Recently one LDS church leader quoted me the scripture “by their fruits shall ye know them” to me, hoping that I would think of all the good things the church does and want to come back into full fellowship. As I said there are a lot of good fruits produced by the church (service and its community for example), but there are also some rotten fruit on the vine, that no one in authority seems to doing anything about. To me this is one of the strongest evidences that the LDS church is a man made organization that is led by well meaning, but not divinely led men. Most religions in the world teach many good things… That the LDS church teaches many good things is not remarkable in that context. Joseph Smith took a more enlightened position many of the things that were being debated by the Christian denominations of his day. For that we can be thankful.
I believe that if current members were more mindful of the effects of the church’s harmful doctrines, and became fully aware of the history of the church that they have not been taught in Sunday School, that they would demand changes. The church as become rigid, hierarchical and bound to tradition, the very opposite of the radically inclusive, and open church that Joseph Smith founded.

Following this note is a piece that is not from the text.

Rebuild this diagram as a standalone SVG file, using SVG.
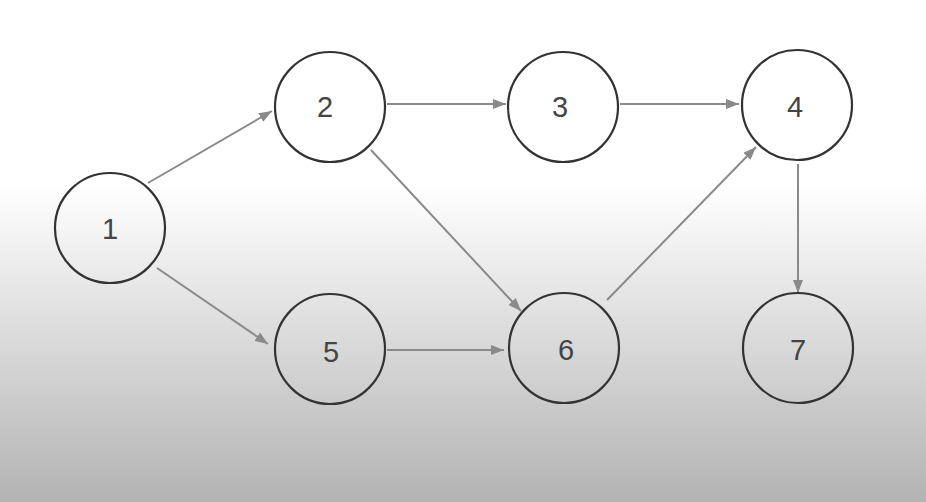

I am at peace with the direction I am currently taking. I also have no regrets about the time and energy I’ve put into the church over the years. I still attend church meetings and activities periodically, and make sure that my children know where the pitfalls are in the church’s doctrine and practice for when they attend. To be honest to myself and to those closest to me, I feel I had no other choice. In my view the church is on the wrong side of a number of important moral issues, and to occupy a leadership position in the church with that knowledge, was hypocritical. If I felt that there was any chance to reform from within, that might have changed the course I’ve taken, but the church’s organizational and disciplinary structure is such that unless you are at a very high level in the leadership of the church, the opportunities to influence church policy are almost nil.
There is much good in the LDS church. It is a loving service oriented organization. The church needs to build on the good and reject the discriminatory, hurtful and unjust doctrines that are rotting on the vine. Members of the church need to be vocal about what they believe in their hearts and not just object in silence when harmful and uncharitable doctrines are taught. If there is a just god, then living a good, moral, service oriented life should be all that is required of us. That is what I am trying to do, and it is what I teach my children.